Wine choice: Verdicchio

Verdicchio is a safe, basic white from the northern Adriatic coast of Italy, buyable in most British supermarkets for around £6.99 or  £7.99, and all the better if the label calls it Classico or Superiore.  

It comes usually, but not necessarily, in an inviting amphora-shaped bottle.  Its flavour, slightly astringent, is pleasant and thoroughly Italian. It is the sort of wine - the very  taste  of Italy - you grab, as I do, when I am shopping  speedily in Sainsbury, Tesco, or Morrison’s (whosewine shelves are often more interesting than they are reputed to be).

But Waitrose sells, apart from its standard Verdicchio, a posher one called Monacesca, which customarily costs £10.99 but which, for the moment, has dropped to the basic £7.99. It is the sort of Verdiccio I recognise from meals in Pesaro (Rossini’s birthplace) or Urbino, up in the hills above the sea. The flavour is typically mineral, but more subtle and worth, perhaps, the extra expenditure when it is at full price.  

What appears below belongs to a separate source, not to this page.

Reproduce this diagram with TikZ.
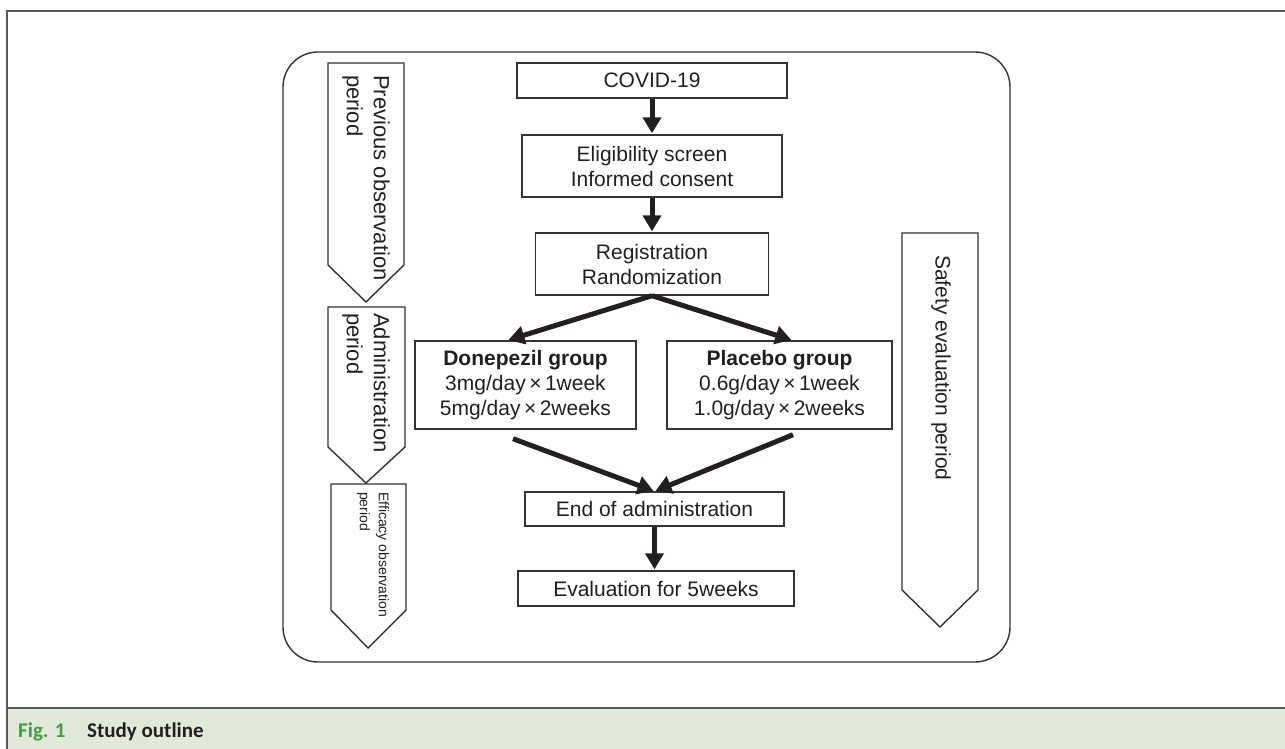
\documentclass[tikz,border=0pt]{standalone}
\usepackage{fontspec}
\setmainfont{Liberation Sans}
\newfontfamily\capfont{Carlito}
\usetikzlibrary{arrows.meta,calc}
\definecolor{ink}{HTML}{231F20}
\definecolor{edge}{HTML}{333333}
\definecolor{capbg}{HTML}{E1E9D9}
\definecolor{capgreen}{HTML}{4A9A45}
\begin{document}
\begin{tikzpicture}[x=1pt,y=-1pt,
  box/.style={draw=edge,line width=1.4pt,inner sep=0pt,align=center,text=ink,font=\fontsize{21}{25}\selectfont},
  flow/.style={draw=ink,line width=5pt,-{Triangle[width=18pt,length=16pt]},shorten >=1pt},
  phase/.style={draw=edge,line width=1.4pt,line join=miter},
  phasetxt/.style={rotate=-90,anchor=west,inner sep=0pt,align=left,text=ink,font=\fontsize{22}{27}\selectfont},
  frame/.style={draw=black!65,line width=1.2pt}]
\useasboundingbox (0,0) rectangle (1285,749);
% outer frame and caption
\fill[capbg] (7,708) rectangle (1285,749);
\draw[frame] (7,749) -- (7,11) -- (1285,11);
\draw[frame] (7,708) -- (1285,708);
\node[anchor=base west,inner sep=0pt,text=capgreen,font=\capfont\bfseries\fontsize{21}{25}\selectfont] (figlbl) at (18,737) {Fig. 1};
\node[anchor=base west,inner sep=0pt,text=ink,font=\capfont\bfseries\fontsize{21}{25}\selectfont] (figttl) at (87,737) {Study outline};

\draw[edge,line width=1.4pt,rounded corners=35pt] (283,52) rectangle (1010,662);

% periods
\path[phase] (328,63) -- (404,63) -- (404,265) -- (366,302) -- (328,265) -- cycle;
\path[phase] (328,307) -- (405,307) -- (405,447) -- (366,483) -- (328,447) -- cycle;
\path[phase] (331,484) -- (406,484) -- (406,610) -- (368,648) -- (331,610) -- cycle;
\path[phase] (902,233) -- (978,233) -- (978,590) -- (940,627) -- (902,590) -- cycle;
\node[phasetxt] (prev) at (366,75) {Previous observation\\period};
\node[phasetxt] (admin) at (366,313) {Administration\\period};
\node[phasetxt,font=\fontsize{14}{19}\selectfont] (effic) at (373,492) {Efficacy observation\\period};
\node[phasetxt,font=\fontsize{21}{25}\selectfont] (safety) at (941,255) {Safety evaluation period};

% flow
\node[box,minimum width=270pt,minimum height=35pt] (covid) at (652,80.5) {COVID-19};
\node[box,minimum width=260pt,minimum height=62pt] (elig) at (652,166) {Eligibility screen\\Informed consent};
\node[box,minimum width=233pt,minimum height=62pt] (reg) at (652,264) {Registration\\Randomization};
\node[box,minimum width=221pt,minimum height=88pt] (done) at (525.5,385) {\textbf{Donepezil group}\\3mg/day\,×\,1week\\5mg/day\,×\,2weeks};
\node[box,minimum width=225pt,minimum height=88pt] (plac) at (779.5,385) {\textbf{Placebo group}\\0.6g/day\,×\,1week\\1.0g/day\,×\,2weeks};
\node[box,minimum width=259pt,minimum height=34pt] (endadm) at (654.5,509) {End of administration};
\node[box,minimum width=276pt,minimum height=35pt] (evalw) at (656,588.5) {Evaluation for 5weeks};
\coordinate (dout) at ($(done.south)+(-12.5,9)$);
\coordinate (pout) at ($(plac.south)+(13.5,5)$);

\path[flow] (covid) -- (elig);
\path[flow] (elig) -- (reg);
\path[flow] (reg.south) -- (done.112);
\path[flow] (reg.south) -- (plac.74);
\path[flow] (dout) -- (endadm.north);
\path[flow] (pout) -- (endadm.north);
\path[flow] (endadm.south) -- (endadm.south |- evalw.north);
\end{tikzpicture}
\end{document}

There are other, even dearer versions of Verdiccio, well worth exploring when you are on the northern Adriatic, or what is known as the Marche.  They are an ideal match for pasta with clams and other seafood dishes, and restaurants can usually serve at least one of these. 

So the Waitrose bargain is worth sampling while it lasts. And, if you are in Italy itself, Pesaro is a delightful seaside spot, home of a fine Rossini festival and a lovely university, to which  people cycle, as well as a fashionable resort.